O interesse em algo que se esconde é exposto numa das páginas mais enigmáticas do filme, que consiste na transcrição à mão de um provérbio chinês: «É difícil encontrar um gato num quarto escuro, especialmente se ele não estiver lá»[5]. Quem é que não está no quarto? Para lá do gato, Godard parece ser a resposta mais óbvia, mas o filme que nunca existirá também se encaixa na descrição de um gato que não se pode encontrar. O filme aponta evidentemente para a ausência de algo; a estranheza do silêncio e dos espaços em branco espelha o facto de o realizador reconhecer a sua ausência no momento em que vemos o anúncio de um filme que não existe – de facto, o mestre já não está neste quarto escuro. Godard, na sua despedida, passa-nos a bola, tal como indica noutra página com alguma graça: «É problema vosso, e não meu, reinar sobre a ausência»[6]. No fundo, procura-se alguém que continue a procurar, que continue a olhar para este quarto escuro.
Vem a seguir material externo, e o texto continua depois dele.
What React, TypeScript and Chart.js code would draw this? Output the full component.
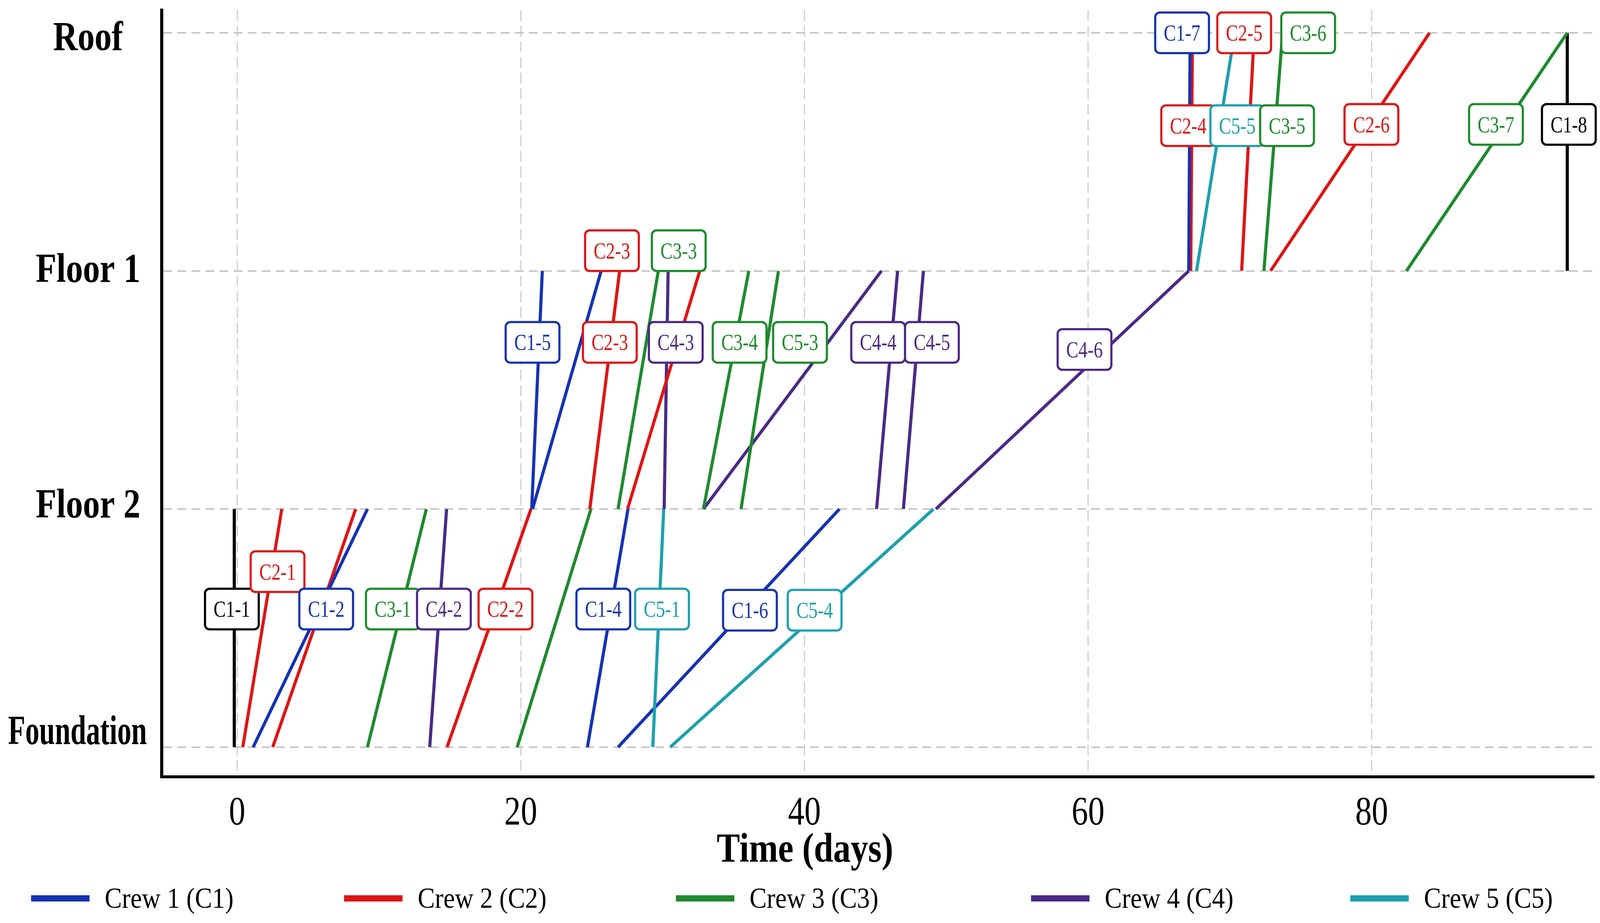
import { useEffect, useRef } from 'react';
import { Chart, registerables } from 'chart.js';

Chart.register(...registerables);

// axis categories / ticks
const levelNames = ['Foundation', 'Floor 2', 'Floor 1', 'Roof'];
const levelTicks = [0, 1, 2, 3];
const dayTicks = [0, 20, 40, 60, 80];

// legend
const crewKeys = ['C1', 'C2', 'C3', 'C4', 'C5'];
const crewNames = ['Crew 1 (C1)', 'Crew 2 (C2)', 'Crew 3 (C3)', 'Crew 4 (C4)', 'Crew 5 (C5)'];

// line-of-balance segments: crew, start level, start day, end day (ends one level up)
const segCrew = [
  'K', 'C2', 'C1', 'C2', 'C3', 'C4', 'C2', 'C3', 'C1', 'C5', 'C1', 'C5',
  'C1', 'C1', 'C2', 'C3', 'C2', 'C4', 'C3', 'C3', 'C4', 'C4', 'C4', 'C4',
  'C1', 'C2', 'C5', 'C2', 'C3', 'C2', 'C3', 'K',
];
const segFrom = [
  0, 0, 0, 0, 0, 0, 0, 0, 0, 0, 0, 0,
  1, 1, 1, 1, 1, 1, 1, 1, 1, 1, 1, 1,
  2, 2, 2, 2, 2, 2, 2, 2,
];
const segStart = [
  -0.2, 0.4, 1.13, 2.51, 9.19, 13.58, 14.8, 19.75, 24.7, 29.31, 26.86, 30.54,
  20.77, 20.83, 24.87, 26.86, 27.53, 30.11, 32.88, 35.53, 32.88, 45.09, 46.98, 49.27,
  67.1, 67.24, 67.65, 70.83, 72.4, 72.87, 82.45, 93.79,
];
const segEnd = [
  -0.2, 3.15, 9.19, 8.36, 13.34, 14.77, 20.72, 24.95, 27.56, 30.08, 42.47, 49.1,
  21.52, 25.67, 26.97, 29.7, 32.62, 30.39, 36.08, 38.17, 45.43, 46.57, 48.39, 67.1,
  67.2, 67.36, 70.34, 71.72, 73.72, 84.08, 93.79, 93.79,
];

// activity tags
const tagText = [
  'C1-1', 'C2-1', 'C1-2', 'C3-1', 'C4-2', 'C2-2', 'C1-4', 'C5-1', 'C1-6', 'C5-4',
  'C1-5', 'C2-3', 'C4-3', 'C3-4', 'C5-3', 'C4-4', 'C4-5', 'C4-6', 'C2-3', 'C3-3',
  'C1-7', 'C2-5', 'C3-6', 'C2-4', 'C5-5', 'C3-5', 'C2-6', 'C3-7', 'C1-8',
];
const tagCrew = [
  'K', 'C2', 'C1', 'C3', 'C4', 'C2', 'C1', 'C5', 'C1', 'C5',
  'C1', 'C2', 'C4', 'C3', 'C3', 'C4', 'C4', 'C4', 'C2', 'C3',
  'C1', 'C2', 'C3', 'C2', 'C5', 'C3', 'C2', 'C3', 'K',
];
const tagDay = [
  -0.37, 2.85, 6.28, 10.98, 14.58, 18.92, 25.82, 29.96, 36.16, 40.72,
  20.83, 26.28, 30.93, 35.43, 39.69, 45.2, 48.99, 59.75, 26.43, 31.14,
  66.63, 71.01, 75.52, 67.06, 70.52, 74.03, 79.98, 88.76, 93.9,
];
const tagLevel = [
  0.58, 0.737, 0.58, 0.58, 0.58, 0.58, 0.58, 0.58, 0.575, 0.575,
  1.7, 1.7, 1.7, 1.7, 1.7, 1.7, 1.7, 1.67, 2.085, 2.085,
  3.0, 3.0, 3.0, 2.61, 2.61, 2.61, 2.615, 2.615, 2.615,
];

const colors: Record<string, string> = {
  K: '#000000',
  C1: '#1632b4',
  C2: '#e01414',
  C3: '#1e8a2e',
  C4: '#4a2a86',
  C5: '#1ca0ae',
};

// layout is designed on a 4325 x 2363 sheet and scaled to the viewport
const SHEET_W = 4325;
const SHEET_H = 2363;
const SERIF = "'Liberation Serif', 'Times New Roman', serif";
const yLabelDrop = [-8, 22, 28, 44];
const legendX = [84, 930, 1827, 2787, 3650];

function squeezeText(ctx: CanvasRenderingContext2D, text: string, x: number, y: number, sx: number, align: CanvasTextAlign) {
  ctx.save();
  ctx.translate(x, y);
  ctx.scale(sx, 1);
  ctx.textAlign = align;
  ctx.fillText(text, 0, 0);
  ctx.restore();
}

const overlay = {
  id: 'overlay',
  afterDatasetsDraw(chart: any) {
    const { ctx, scales: { x, y } } = chart;
    const s = chart.height / SHEET_H;
    ctx.save();
    ctx.font = `${60 * s}px ${SERIF}`;
    ctx.textBaseline = 'alphabetic';
    tagText.forEach((t, i) => {
      const px = x.getPixelForValue(tagDay[i]);
      const py = y.getPixelForValue(tagLevel[i]);
      const w = ctx.measureText(t).width * 0.78 + 44 * s;
      const h = 104 * s;
      const c = colors[tagCrew[i]];
      ctx.beginPath();
      ctx.roundRect(px - w / 2, py - h / 2, w, h, 12 * s);
      ctx.fillStyle = '#ffffff';
      ctx.fill();
      ctx.lineWidth = 5.5 * s;
      ctx.strokeStyle = c;
      ctx.stroke();
      ctx.fillStyle = c;
      squeezeText(ctx, t, px, py + 20 * s, 0.78, 'center');
    });
    ctx.restore();
  },
  afterDraw(chart: any) {
    const { ctx, scales: { x, y } } = chart;
    const sx = chart.width / SHEET_W;
    const sy = chart.height / SHEET_H;
    ctx.save();
    ctx.fillStyle = '#000000';
    ctx.textBaseline = 'alphabetic';

    // y tick labels
    ctx.font = `bold ${106 * sy}px ${SERIF}`;
    levelNames.forEach((name, i) => {
      const py = y.getPixelForValue(levelTicks[i]);
      const natural = ctx.measureText(name).width;
      const k = Math.min(0.82, (375 * sx) / natural);
      const cx = Math.min(238 * sx, 397 * sx - (natural * k) / 2);
      squeezeText(ctx, name, cx, py + yLabelDrop[i] * sy, k, 'center');
    });

    // x tick labels
    ctx.font = `${104 * sy}px ${SERIF}`;
    dayTicks.forEach((v) => {
      squeezeText(ctx, String(v), x.getPixelForValue(v), 2111 * sy, 0.81, 'center');
    });

    // x title
    ctx.font = `bold ${105 * sy}px ${SERIF}`;
    squeezeText(ctx, 'Time (days)', 2176 * sx, 2206 * sy, 0.85, 'center');

    // legend
    ctx.font = `${75 * sy}px ${SERIF}`;
    crewKeys.forEach((key, i) => {
      ctx.fillStyle = colors[key];
      ctx.fillRect(legendX[i] * sx, 2292 * sy, 158 * sx, 16 * sy);
      ctx.fillStyle = '#000000';
      squeezeText(ctx, crewNames[i], (legendX[i] + 199) * sx, 2324 * sy, 0.88, 'left');
    });
    ctx.restore();
  },
};

export default function App() {
  const boxRef = useRef<HTMLDivElement>(null);
  const canvasRef = useRef<HTMLCanvasElement>(null);

  useEffect(() => {
    document.body.style.margin = '0';
    document.body.style.overflow = 'hidden';
    if (!canvasRef.current || !boxRef.current) return;

    const sx = boxRef.current.clientWidth / SHEET_W;
    const sy = boxRef.current.clientHeight / SHEET_H;

    const datasets = segCrew.map((crew, i) => ({
      data: [
        { x: segStart[i], y: segFrom[i] },
        { x: segEnd[i], y: segFrom[i] + 1 },
      ],
      showLine: true,
      borderColor: colors[crew],
      backgroundColor: colors[crew],
      borderWidth: 8 * sy,
      pointRadius: 0,
    }));

    const chart = new Chart(canvasRef.current, {
      type: 'scatter',
      data: { datasets },
      options: {
        animation: false,
        responsive: true,
        maintainAspectRatio: false,
        layout: {
          padding: { left: 437 * sx, right: 16 * sx, top: 26 * sy, bottom: 374 * sy },
        },
        plugins: { legend: { display: false }, tooltip: { enabled: false } },
        scales: {
          x: {
            type: 'linear',
            min: -5.32,
            max: 95.68,
            afterBuildTicks: (axis: any) => {
              axis.ticks = dayTicks.map((v) => ({ value: v }));
            },
            ticks: { display: false },
            grid: { color: '#cccccc', lineWidth: 3 * sx, drawTicks: false },
            border: { display: true, color: '#000000', width: 8 * sx, dash: [28 * sy, 12 * sy] },
          },
          y: {
            type: 'linear',
            min: -0.125,
            max: 3.095,
            afterBuildTicks: (axis: any) => {
              axis.ticks = levelTicks.map((v) => ({ value: v }));
            },
            ticks: { display: false },
            grid: { color: '#c6c6c6', lineWidth: 4 * sy, drawTicks: false },
            border: { display: true, color: '#000000', width: 8 * sy, dash: [24 * sx, 14 * sx] },
          },
        },
      },
      plugins: [overlay],
    });

    return () => {
      chart.destroy();
    };
  }, []);

  return (
    <div ref={boxRef} style={{ position: 'relative', width: '100vw', height: '100vh', background: '#ffffff' }}>
      <canvas ref={canvasRef}></canvas>
    </div>
  );
}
Godard prescindiu da montagem do seu último filme, um gesto raríssimo na sua filmografia. Fabrice Aragno, colaborador habitual do cineasta, foi quem editou esta curta-metragem sob as orientações rigorosas do realizador. Dado que a casualidade parece destoar ou não fazer sentido num último gesto, conclui-se que o realizador apontou para o facto de que o (seu) cinema carece de outras pessoas – mesmo alguém que se isolava para fazer filmes caseiros sem uma equipa técnica, precisava e reutilizava os filmes e imagens de outros. Isto alinha-se com os rumores de que o realizador deixou material para ser utilizado na produção de novos filmes. Essas novas obras já não serão exactamente realizadas por Godard, uma vez que este foi o último filme de Godard visto por Godard[1]. Curiosamente, a curta-metragem termina ao som de uma última frase bruscamente interrompida a meio - um convite à sua completação, para que se «continue a procurar» as palavras e imagens seguintes. Para alguém que afirmava que não fazia filmes, mas sim cinema, isto faz todo o sentido: apesar de o filme ter terminado, a sensação abrupta de incompletude sugere que o seu cinema não chegou ao fim.

[1] [1] Estreia nacional no LEFFEST – Lisboa Film Festival, numa sessão do ciclo Quartos do Realizador, dedicado ao realizador Pedro Costa. A nova curta-metragem do realizador português, As Filhas do Fogo, também foi exibida nessa sessão. Cinema Nimas, Lisboa, 16 de novembro de 2023.

[2] Jean-Luc Godard, Histoire(s) du Cinéma.

[3] João Bénard da Costa.,Escritos sobre Cinema. Tomo I, 2º Volume, Cinemateca Portuguesa-Museu do Cinema, 2019, p.834.

[4] Jean-Luc Godard, Le Livre d’image.

[5] «Il est difficile de trouver un chat dans une chambre obscure, surtout s’il n’y est pas.»

[6] «C’est votre affaire, et non la mienne, de régner sur l’absence.»

[7] Jean-Luc Godard,JLG/JLG, autoportrait de decémbre.

REFERÊNCIAS:

Godard, Jean-Luc, realizador. Film annonce du film qui n’existera jamais: «Drôles de guerres». Saint Laurent; Vixens; L’Atelier, 2023. 20 min.